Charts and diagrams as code
-=-=-=-=-

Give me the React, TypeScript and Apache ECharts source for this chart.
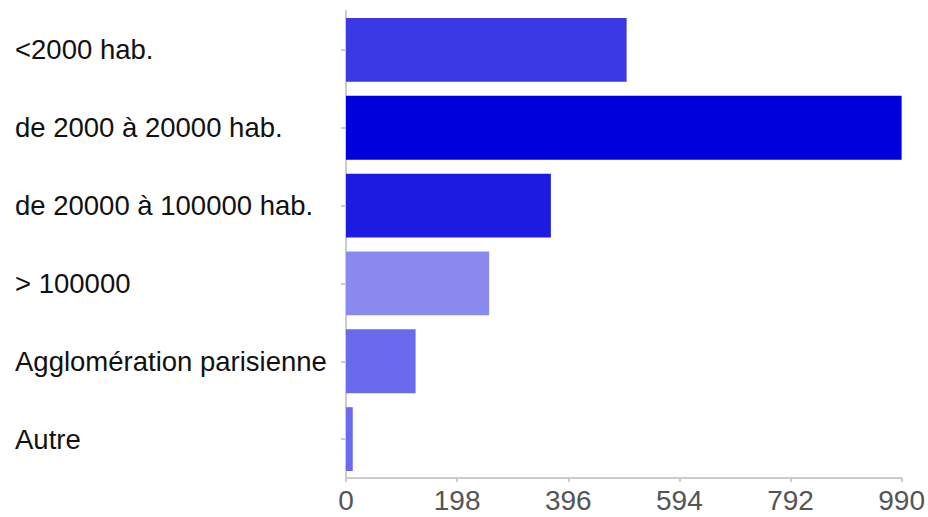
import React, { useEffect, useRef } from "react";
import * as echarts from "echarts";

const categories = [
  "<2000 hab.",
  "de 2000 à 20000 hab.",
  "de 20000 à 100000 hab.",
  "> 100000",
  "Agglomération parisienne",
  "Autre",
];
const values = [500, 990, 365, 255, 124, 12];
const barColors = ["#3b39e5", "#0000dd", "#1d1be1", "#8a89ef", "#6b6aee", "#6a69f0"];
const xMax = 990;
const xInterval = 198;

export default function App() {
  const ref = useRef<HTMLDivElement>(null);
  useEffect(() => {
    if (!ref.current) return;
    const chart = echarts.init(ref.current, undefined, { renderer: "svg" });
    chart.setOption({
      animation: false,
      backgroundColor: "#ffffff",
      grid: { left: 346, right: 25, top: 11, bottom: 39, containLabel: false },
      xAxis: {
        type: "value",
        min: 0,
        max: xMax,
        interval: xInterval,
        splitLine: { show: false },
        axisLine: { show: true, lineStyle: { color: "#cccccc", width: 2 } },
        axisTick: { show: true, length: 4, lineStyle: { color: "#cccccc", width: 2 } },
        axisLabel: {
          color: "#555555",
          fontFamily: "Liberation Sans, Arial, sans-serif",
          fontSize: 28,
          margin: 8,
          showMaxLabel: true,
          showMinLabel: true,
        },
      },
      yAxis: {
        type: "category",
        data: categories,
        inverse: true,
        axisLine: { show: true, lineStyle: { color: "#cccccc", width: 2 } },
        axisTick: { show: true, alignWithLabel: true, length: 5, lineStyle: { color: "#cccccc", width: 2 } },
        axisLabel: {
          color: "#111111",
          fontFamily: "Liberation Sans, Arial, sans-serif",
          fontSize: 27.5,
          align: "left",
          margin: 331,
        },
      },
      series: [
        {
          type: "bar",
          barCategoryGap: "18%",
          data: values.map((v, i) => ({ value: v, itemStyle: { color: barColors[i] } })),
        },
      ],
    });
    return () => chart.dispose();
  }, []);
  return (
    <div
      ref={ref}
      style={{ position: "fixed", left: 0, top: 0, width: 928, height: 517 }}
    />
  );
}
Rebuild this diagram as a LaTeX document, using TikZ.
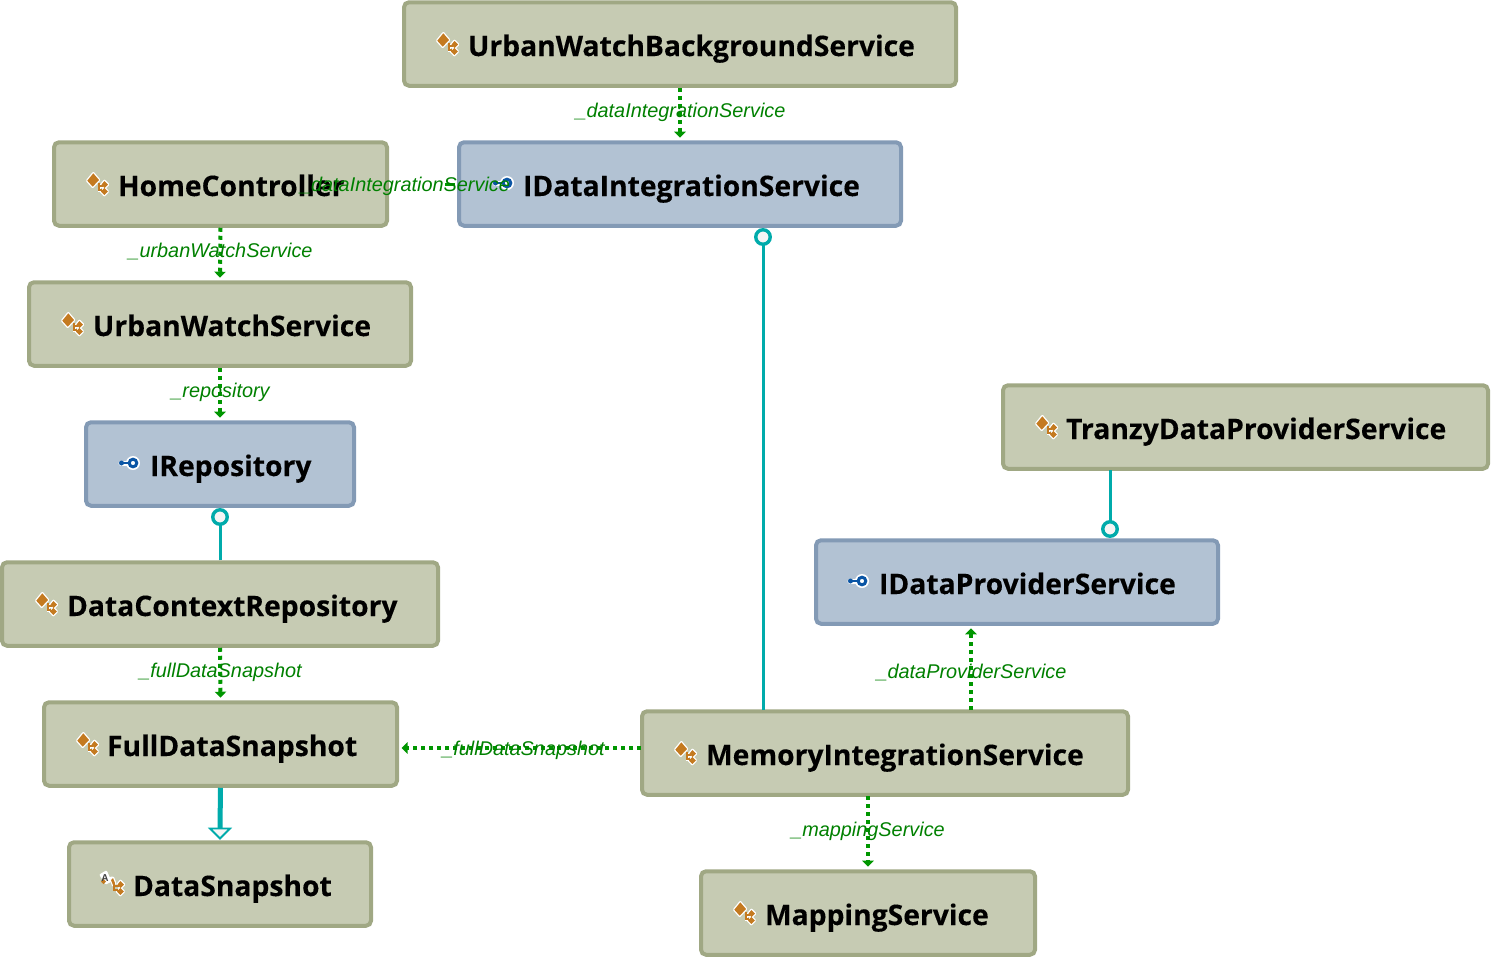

-=-=-=-=-

GOAL:
Take the data above and repeat it exactly, leaving each picture out.

FULL RESPONSE:
Give me the React, TypeScript and Apache ECharts source for this chart.
import React, { useEffect, useRef } from "react";
import * as echarts from "echarts";

const categories = [
  "<2000 hab.",
  "de 2000 à 20000 hab.",
  "de 20000 à 100000 hab.",
  "> 100000",
  "Agglomération parisienne",
  "Autre",
];
const values = [500, 990, 365, 255, 124, 12];
const barColors = ["#3b39e5", "#0000dd", "#1d1be1", "#8a89ef", "#6b6aee", "#6a69f0"];
const xMax = 990;
const xInterval = 198;

export default function App() {
  const ref = useRef<HTMLDivElement>(null);
  useEffect(() => {
    if (!ref.current) return;
    const chart = echarts.init(ref.current, undefined, { renderer: "svg" });
    chart.setOption({
      animation: false,
      backgroundColor: "#ffffff",
      grid: { left: 346, right: 25, top: 11, bottom: 39, containLabel: false },
      xAxis: {
        type: "value",
        min: 0,
        max: xMax,
        interval: xInterval,
        splitLine: { show: false },
        axisLine: { show: true, lineStyle: { color: "#cccccc", width: 2 } },
        axisTick: { show: true, length: 4, lineStyle: { color: "#cccccc", width: 2 } },
        axisLabel: {
          color: "#555555",
          fontFamily: "Liberation Sans, Arial, sans-serif",
          fontSize: 28,
          margin: 8,
          showMaxLabel: true,
          showMinLabel: true,
        },
      },
      yAxis: {
        type: "category",
        data: categories,
        inverse: true,
        axisLine: { show: true, lineStyle: { color: "#cccccc", width: 2 } },
        axisTick: { show: true, alignWithLabel: true, length: 5, lineStyle: { color: "#cccccc", width: 2 } },
        axisLabel: {
          color: "#111111",
          fontFamily: "Liberation Sans, Arial, sans-serif",
          fontSize: 27.5,
          align: "left",
          margin: 331,
        },
      },
      series: [
        {
          type: "bar",
          barCategoryGap: "18%",
          data: values.map((v, i) => ({ value: v, itemStyle: { color: barColors[i] } })),
        },
      ],
    });
    return () => chart.dispose();
  }, []);
  return (
    <div
      ref={ref}
      style={{ position: "fixed", left: 0, top: 0, width: 928, height: 517 }}
    />
  );
}
Rebuild this diagram as a LaTeX document, using TikZ.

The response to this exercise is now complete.